Gerhard, in the US we obviously do not have the regional options you reference… the risk factors here are potentially very strong…
My cynical side is focusing on the opportunity for abuse running wild:moving those poor purchases, bad/weak, or poorly stored bottles and not taking the loss could never be easier. Ethics vs profit.
Definition of terms, please what is old defined–for risk assessment?
Free tastes are profit cutters and particularly problematic in a dining room.
Precisely where was that bottle since release? Our buyer, Mr Barnum said…once upon a time…
I would get the refund/exchange policy perfectly clear before ordering.
Caveat emptor, you are on thin ice, especially if you are an unknown at the establishment.
Cynicism is a pretty horrible dinner companion.
If I were that worried about being cheated/scammed/abused etc, I would probably opt to dine at home, with wines I personally watched every step of the way from bottling to delivery.
Hey Larry,
I’d really like to think (or at least hope;) that most of the restaurants/bars people on this board frequent would care enough about their programs and customers that any trepidation about the authenticity of a bottle shouldn’t even be a consideration.

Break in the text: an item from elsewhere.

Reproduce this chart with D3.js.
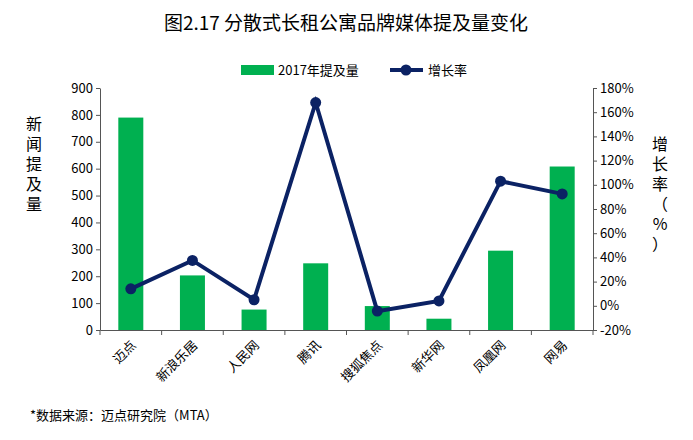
<!DOCTYPE html><html><head><meta charset="utf-8"><script src="https://cdn.jsdelivr.net/npm/d3@7"></script>
<style>body{margin:0;background:#fff}text{font-family:"Noto Sans CJK SC","Noto Sans",sans-serif}</style></head><body><svg id="c" width="693" height="440"></svg><script>
const categories=["迈点","新浪乐居","人民网","腾讯","搜狐焦点","新华网","凤凰网","网易"];
const mentions=[790,203,76,248,89,42,295,608];
const growth=[14,37.5,5,168,-4.4,4,103,92.5];
const leftTicks=[0,100,200,300,400,500,600,700,800,900];
const rightTicks=[-20,0,20,40,60,80,100,120,140,160,180];
const svg=d3.select("#c");
const L=100,R=593,T=88,B=330;
const xb=d3.scaleBand().domain(categories).range([L,R]);
const y=d3.scaleLinear().domain([0,900]).range([B,T]);
const y2=d3.scaleLinear().domain([-20,180]).range([B,T]);
svg.append("text").attr("x",346).attr("y",30).attr("text-anchor","middle").attr("font-size",19).text("图2.17 分散式长租公寓品牌媒体提及量变化");
svg.selectAll(".bar").data(categories).enter().append("rect").attr("x",d=>xb(d)+xb.bandwidth()/2-12.5).attr("width",25)
 .attr("y",(d,i)=>y(mentions[i])).attr("height",(d,i)=>B-y(mentions[i])).attr("fill","#00b050");
const ax=svg.append("g").attr("transform",`translate(${L},0)`).call(d3.axisLeft(y).tickValues(leftTicks).tickSize(4).tickSizeOuter(0));
const ar=svg.append("g").attr("transform",`translate(${R},0)`).call(d3.axisRight(y2).tickValues(rightTicks).tickFormat(d=>d+"%").tickSize(4).tickSizeOuter(0));
const ab=svg.append("g").attr("transform",`translate(0,${B})`).call(d3.axisBottom(xb).tickSize(5).tickSizeOuter(0).tickFormat(""));
ab.selectAll(".tick").attr("transform",d=>`translate(${xb(d)},0)`);
ab.append("line").attr("x1",R).attr("x2",R).attr("y1",0).attr("y2",5).attr("stroke","#000");
[ax,ar,ab].forEach(g=>{g.selectAll("path,line").attr("stroke","#555");g.selectAll("text").attr("font-size",13).attr("fill","#000").attr("font-family","Noto Sans, sans-serif")});
categories.forEach(c=>{const cx=xb(c)+xb.bandwidth()/2;svg.append("text").attr("transform",`translate(${cx+6},${B+16}) rotate(-45)`).attr("text-anchor","end").attr("font-size",13).text(c)});
const line=d3.line().x((d,i)=>xb(categories[i])+xb.bandwidth()/2).y(d=>y2(d));
svg.append("path").attr("d",line(growth)).attr("fill","none").attr("stroke","#0b2264").attr("stroke-width",4);
svg.selectAll(".pt").data(growth).enter().append("circle").attr("cx",(d,i)=>xb(categories[i])+xb.bandwidth()/2).attr("cy",d=>y2(d)).attr("r",5.5).attr("fill","#0b2264");
["新","闻","提","及","量"].forEach((t,i)=>svg.append("text").attr("x",34).attr("y",130+i*20).attr("text-anchor","middle").attr("font-size",16).text(t));
["增","长","率","（","%","）"].forEach((t,i)=>svg.append("text").attr("x",660).attr("y",150+i*20).attr("text-anchor","middle").attr("font-size",16).text(t));
svg.append("rect").attr("x",241).attr("y",65).attr("width",33).attr("height",10).attr("fill","#00b050");
svg.append("text").attr("x",278).attr("y",75).attr("font-size",13).text("2017年提及量");
svg.append("line").attr("x1",390).attr("x2",423).attr("y1",70).attr("y2",70).attr("stroke","#0b2264").attr("stroke-width",4);
svg.append("circle").attr("cx",406).attr("cy",70).attr("r",5.5).attr("fill","#0b2264");
svg.append("text").attr("x",428).attr("y",75).attr("font-size",13).text("增长率");
svg.append("text").attr("x",30).attr("y",420).attr("font-size",13).text("*数据来源：迈点研究院（MTA）");
</script></body></html>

There will always be bad bottles of wine, no matter the provenance. There might also be over-enthusiasm on the part of the staff trying to share something old/rare that might be “interesting” at best. But I’ve never really been exposed to anything I felt was nefarious on the part of a somm or wine director.
Running a vintage BTG program is far too time consuming, hard, and expensive to try to purposely foist bad bottles off on customers, whether first-timers or regulars.
I could be grossly naive, but I honestly believe that most (not all, obviously) places that serve older/high-end wines actually really care, not just about the bottles, but customer service as well.